Physical restoration that supports cognition. As I've covered in previous newsletters, physical health and cognitive function are tightly linked. Vacation supports sleep, reduces stress, and often includes more physical activity than normal weeks. All of this feeds back into better learning capacity when you return.
The Bigger Lesson
Here's what I want you to take from all this. The cultural pattern of chronic overwork punctuated by inadequate or nonexistent vacation is producing measurable cognitive damage in ambitious people, including learners. The framing of vacation as a nice-to-have that responsible people can skip is exactly backwards. Vacation is one of the most reliable interventions for maintaining the cognitive infrastructure that serious learning requires. Skipping it is skipping a foundation, not skipping a luxury.
If you've been telling yourself you can't afford to take real time off, please consider that you can't afford not to. The productivity you're preserving by not vacationing is illusory. The learning capacity you're eroding is real. In the long run, the person who takes proper vacations produces more sustained learning than the person who grinds continuously. This is the same principle as sleep or exercise… the "extra time" you save by cutting them isn't producing what you think it is.

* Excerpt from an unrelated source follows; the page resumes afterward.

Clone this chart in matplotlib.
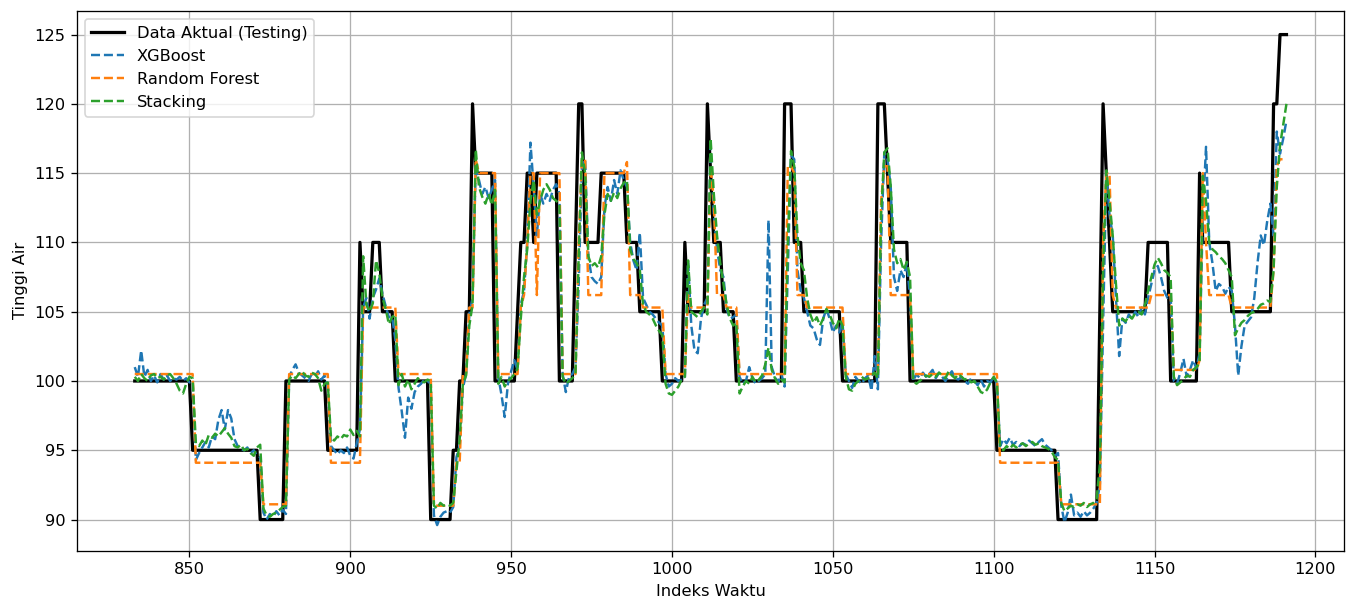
import numpy as np
import matplotlib
matplotlib.use("Agg")
import matplotlib.pyplot as plt

# ---------------- data ----------------
START_INDEX = 833
END_INDEX = 1191

# actual series stored as run-length (level, count)
actual_levels = [100, 95, 90, 100, 95, 110, 105, 110, 105, 100, 90, 95, 100, 105, 120, 115,
                 100, 105, 110, 115, 110, 115, 100, 110, 120, 110, 115, 110, 105, 100, 110,
                 105, 120, 115, 110, 105, 100, 120, 110, 105, 100, 120, 115, 110, 100, 95,
                 90, 105, 120, 115, 110, 105, 110, 100, 115, 110, 105, 120, 125]
actual_counts = [18, 21, 8, 13, 10, 1, 3, 3, 4, 11, 7, 2, 2, 2, 1, 6,
                 7, 1, 2, 2, 1, 7, 5, 1, 2, 5, 8, 4, 7, 7, 1,
                 6, 1, 1, 3, 4, 15, 3, 3, 12, 11, 3, 1, 6, 27, 19,
                 13, 1, 1, 1, 1, 11, 7, 9, 1, 9, 13, 2, 3]

# random forest predictions (step-like) as run-length (level, count)
rf_levels = [100.5, 94.1, 91.1, 100.5, 94.1, 105.3, 100.5, 91.0, 94.1, 100.5, 105.3, 116.0,
             115.0, 100.5, 105.3, 106.2, 110.0, 115.0, 106.2, 115.0, 100.5, 110.0, 116.0,
             106.2, 115.0, 115.8, 106.2, 105.3, 100.5, 106.2, 105.3, 115.5, 113.0, 106.2,
             105.3, 100.5, 115.5, 115.0, 106.2, 105.3, 100.5, 113.0, 115.5, 106.2, 100.5,
             94.1, 91.1, 110.0, 115.0, 106.2, 105.3, 106.2, 100.8, 101.5, 115.0, 110.0,
             106.2, 105.3, 108.0, 115.5, 116.0]
rf_counts = [19, 21, 8, 13, 10, 11, 11, 7, 2, 2, 2, 1,
             6, 7, 1, 1, 1, 2, 1, 7, 5, 1, 2,
             5, 7, 1, 4, 7, 7, 1, 6, 1, 1, 3,
             4, 15, 2, 1, 3, 12, 11, 1, 2, 7, 27,
             19, 13, 1, 2, 1, 11, 7, 8, 1, 1, 1,
             7, 13, 1, 1, 3]

# XGBoost predictions, index 833 .. 1191 (rows of 10)
xgb_values = [
    101.0, 100.3, 102.2, 100.3, 100.8, 100.0, 100.4, 99.9, 100.5, 100.1,   # 833
    100.4, 100.0, 100.2, 100.1, 100.3, 100.0, 100.2, 99.9, 100.0, 94.3,    # 843
    94.8, 95.2, 95.6, 95.2, 96.0, 95.8, 97.2, 97.9, 96.5, 97.9,            # 853
    97.3, 95.8, 95.3, 95.1, 95.0, 95.2, 94.8, 95.0, 94.6, 94.5,            # 863
    90.5, 90.0, 90.4, 90.2, 90.6, 90.3, 90.7, 90.4, 100.3, 100.8,          # 873
    101.2, 100.6, 100.4, 100.2, 100.0, 100.5, 100.3, 100.7, 100.1, 100.4,  # 883
    99.6, 95.3, 95.0, 94.7, 95.0, 94.8, 95.2, 94.6, 94.4, 95.5,            # 893
    96.5, 105.3, 106.0, 104.5, 106.0, 106.6, 107.4, 106.3, 105.4, 104.6,   # 903
    104.6, 103.0, 99.5, 97.8, 95.9, 98.8, 98.0, 99.2, 99.6, 99.8,          # 913
    100.1, 100.0, 99.8, 90.3, 89.6, 90.2, 90.5, 90.6, 90.5, 90.9,          # 923
    94.5, 95.3, 99.5, 100.5, 104.8, 106.0, 115.5, 114.5, 113.5, 114.0,     # 933
    113.2, 113.8, 114.5, 100.3, 99.0, 97.4, 99.8, 100.7, 101.5, 100.8,     # 943
    105.5, 106.5, 110.0, 117.2, 114.0, 110.5, 113.5, 112.8, 113.5, 113.0,  # 953
    113.8, 114.2, 113.5, 100.5, 99.2, 100.3, 100.5, 101.0, 107.0, 115.5,   # 963
    116.0, 109.0, 107.5, 107.2, 107.0, 107.5, 112.5, 114.0, 113.0, 114.5,  # 973
    113.5, 115.2, 114.5, 114.0, 110.0, 108.7, 108.0, 110.7, 106.0, 105.5,  # 983
    105.0, 104.8, 104.5, 104.2, 104.0, 100.5, 99.6, 99.8, 100.2, 100.0,    # 993
    100.1, 100.2, 108.6, 104.0, 102.2, 102.0, 104.5, 105.5, 106.0, 117.0,  # 1003
    112.0, 109.5, 108.0, 107.5, 105.2, 104.5, 104.6, 104.8, 100.3, 99.8,   # 1013
    100.0, 101.0, 100.2, 99.8, 100.0, 100.2, 100.5, 111.6, 101.0, 100.3,   # 1023
    99.9, 100.5, 99.6, 108.0, 116.3, 116.0, 108.0, 106.5, 106.0, 105.0,    # 1033
    104.0, 103.8, 103.0, 102.6, 104.5, 105.2, 104.5, 103.5, 104.0, 103.5,  # 1043
    104.3, 100.5, 100.0, 99.5, 100.3, 100.0, 99.8, 100.2, 100.4, 99.3,     # 1053
    101.8, 99.4, 110.0, 116.5, 116.0, 114.0, 107.5, 106.5, 108.0, 107.5,   # 1063
    108.5, 106.0, 100.0, 100.5, 100.2, 100.6, 100.3, 100.5, 100.8, 100.2,  # 1073
    100.6, 100.3, 100.0, 100.4, 100.7, 100.2, 100.1, 100.3, 100.0, 99.8,   # 1083
    100.2, 100.0, 99.7, 100.1, 99.6, 100.0, 99.9, 100.3, 99.8, 95.3,       # 1093
    95.8, 95.5, 95.9, 95.4, 95.6, 95.3, 95.5, 95.4, 95.7, 95.5,            # 1103
    95.3, 95.6, 95.8, 95.4, 95.2, 95.0, 94.6, 94.8, 91.0, 89.8,            # 1113
    90.5, 91.8, 90.3, 90.5, 90.2, 90.6, 90.3, 90.5, 90.8, 91.2,            # 1123
    92.5, 104.0, 115.0, 112.0, 110.5, 106.0, 101.8, 104.5, 104.2, 104.8,   # 1133
    104.5, 105.0, 104.6, 105.3, 104.8, 106.0, 107.0, 108.0, 108.3, 107.5,  # 1143
    106.5, 106.0, 106.2, 100.0, 99.8, 100.6, 101.6, 100.3, 100.8, 101.5,   # 1153
    100.9, 102.0, 112.0, 116.9, 110.0, 108.5, 106.5, 107.0, 106.8, 106.3,  # 1163
    106.8, 106.5, 104.0, 100.4, 102.5, 104.0, 104.3, 104.6, 106.0, 108.5,  # 1173
    110.5, 109.8, 111.5, 112.8, 110.5, 118.0, 116.4, 117.5, 118.8,         # 1183
]

# Stacking predictions, index 833 .. 1191 (rows of 10)
stack_values = [
    100.3, 100.0, 100.5, 100.2, 100.0, 100.4, 100.5, 100.2, 100.3, 100.1,  # 833
    100.4, 100.5, 100.2, 99.8, 99.3, 99.1, 99.8, 100.3, 100.2, 95.5,       # 843
    95.3, 95.7, 95.4, 96.1, 95.9, 96.2, 96.0, 96.3, 96.6, 96.2,            # 853
    95.9, 95.3, 95.2, 95.4, 95.0, 95.1, 94.8, 94.6, 95.2, 95.4,            # 863
    90.8, 90.3, 90.2, 90.4, 90.5, 90.7, 90.9, 91.0, 100.1, 100.4,          # 873
    100.2, 100.5, 100.7, 100.4, 100.3, 100.6, 100.5, 100.2, 99.3, 99.8,    # 883
    99.9, 95.9, 95.7, 96.0, 95.8, 96.1, 96.0, 96.5, 96.1, 96.4,            # 893
    96.0, 109.0, 105.5, 105.0, 105.6, 108.7, 107.8, 106.0, 105.2, 104.1,   # 903
    104.6, 104.8, 99.7, 100.5, 99.6, 100.1, 99.4, 99.8, 100.2, 100.0,      # 913
    99.9, 100.1, 100.0, 91.0, 90.8, 91.2, 91.0, 91.1, 91.0, 91.2,          # 923
    93.5, 95.8, 99.8, 100.4, 104.0, 105.5, 116.7, 114.0, 113.3, 112.8,     # 933
    113.5, 112.7, 113.8, 99.8, 100.3, 99.6, 100.0, 100.2, 100.5, 100.9,    # 943
    104.5, 107.5, 109.5, 113.0, 114.5, 112.0, 113.0, 113.8, 114.2, 113.8,  # 953
    113.2, 113.0, 112.8, 100.3, 99.8, 100.0, 100.2, 100.5, 109.0, 116.5,   # 963
    115.0, 109.0, 108.3, 108.5, 108.2, 109.0, 112.0, 113.5, 113.0, 113.6,  # 973
    113.2, 113.9, 114.3, 114.5, 109.5, 108.8, 108.5, 108.0, 105.5, 105.0,  # 983
    104.8, 104.5, 104.0, 103.6, 103.3, 99.8, 99.1, 99.0, 99.3, 99.6,       # 993
    100.1, 100.3, 108.7, 105.0, 104.8, 104.6, 105.0, 105.3, 104.8, 117.5,  # 1003
    113.5, 110.5, 108.5, 107.0, 105.5, 104.5, 104.0, 104.2, 99.1, 99.6,    # 1013
    100.0, 99.8, 100.3, 99.9, 100.1, 100.4, 101.2, 102.4, 100.8, 100.2,    # 1023
    99.8, 100.1, 99.9, 110.0, 116.6, 115.5, 110.5, 108.5, 108.0, 106.0,    # 1033
    104.8, 104.2, 104.6, 104.0, 104.5, 105.2, 104.8, 104.2, 103.8, 104.5,  # 1043
    104.0, 100.3, 99.4, 99.3, 99.8, 100.0, 100.3, 100.1, 100.2, 100.4,     # 1053
    100.6, 100.2, 112.0, 116.5, 116.8, 114.0, 109.5, 108.5, 108.8, 108.0,  # 1063
    108.6, 107.5, 100.0, 99.8, 100.0, 100.2, 100.4, 100.3, 100.5, 100.3,   # 1073
    100.6, 100.4, 100.2, 100.7, 100.4, 100.2, 100.5, 100.3, 100.1, 100.2,  # 1083
    99.9, 100.0, 99.6, 99.2, 99.1, 99.4, 99.9, 100.3, 99.9, 95.2,          # 1093
    95.0, 95.3, 95.1, 95.4, 95.2, 95.4, 95.5, 95.3, 95.5, 95.6,            # 1103
    95.4, 95.5, 95.3, 95.2, 95.1, 94.9, 94.5, 94.3, 91.2, 90.6,            # 1113
    90.8, 91.0, 90.9, 91.1, 91.0, 91.2, 90.9, 91.1, 91.2, 91.5,            # 1123
    94.0, 108.0, 115.2, 113.0, 110.5, 107.0, 104.0, 104.5, 104.3, 104.7,   # 1133
    104.5, 104.9, 105.0, 104.8, 105.5, 106.5, 107.5, 108.4, 108.9, 108.5,  # 1143
    108.0, 107.8, 107.5, 100.3, 99.7, 99.9, 100.1, 100.4, 100.3, 100.8,    # 1153
    101.0, 101.3, 114.8, 113.0, 110.0, 109.5, 109.3, 109.0, 108.8, 108.5,  # 1163
    108.0, 107.5, 103.3, 103.8, 104.2, 104.4, 104.7, 104.9, 105.0, 105.2,  # 1173
    105.5, 105.6, 105.8, 105.7, 108.0, 114.0, 117.0, 118.5, 120.0,         # 1183
]

legend_labels = ["Data Aktual (Testing)", "XGBoost", "Random Forest", "Stacking"]
x_label = "Indeks Waktu"
y_label = "Tinggi Air"

# ---------------- build ----------------
idx = np.arange(START_INDEX, END_INDEX + 1)
actual = np.repeat(actual_levels, actual_counts).astype(float)
rf = np.repeat(rf_levels, rf_counts).astype(float)
xgb = np.array(xgb_values, dtype=float)
stack = np.array(stack_values, dtype=float)
for name, arr in [("actual", actual), ("rf", rf), ("xgb", xgb), ("stack", stack)]:
    if len(arr) != len(idx):
        raise ValueError(f"{name} has {len(arr)} values, expected {len(idx)}")

# ---------------- plot ----------------
DPI = 117
fig = plt.figure(figsize=(1348 / DPI, 599 / DPI), dpi=DPI)
ax = fig.add_axes([0.057, 0.0806, 0.9403, 0.901])

ax.plot(idx, actual, color="black", linewidth=2, label=legend_labels[0])
ax.plot(idx, xgb, color="#1f77b4", linestyle="--", linewidth=1.5, label=legend_labels[1])
ax.plot(idx, rf, color="#ff7f0e", linestyle="--", linewidth=1.5, label=legend_labels[2])
ax.plot(idx, stack, color="#2ca02c", linestyle="--", linewidth=1.5, label=legend_labels[3])

ax.set_xlim(815.0, 1209.0)
ax.set_ylim(87.75, 126.7)
ax.set_xticks([850, 900, 950, 1000, 1050, 1100, 1150, 1200])
ax.set_yticks([90, 95, 100, 105, 110, 115, 120, 125])
ax.set_xlabel(x_label, fontsize=10)
ax.set_ylabel(y_label, fontsize=10)
ax.grid(True)
ax.legend(loc="upper left", fontsize=10)

fig.savefig("out.png", dpi=DPI)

The specific move I'd suggest, if you haven't taken a real vacation in a while, is to plan one this year. Not a working vacation. Not a stressful trip that produces no actual rest. A real vacation where you disconnect, sleep more, do things you enjoy, and come back with your cognitive engine actually restored. Then do it again a few months later. Build the pattern of regular real rest into your life. Your brain (and your learning) will thank you.
In Final Fantasy VII, even the party has to visit the Costa del Sol resort at some point. They can't just fight bosses continuously. The narrative itself requires rest between major struggles. Your learning story is the same. The vacation isn't the interruption of the plot. It's part of how the plot advances. Take yours seriously.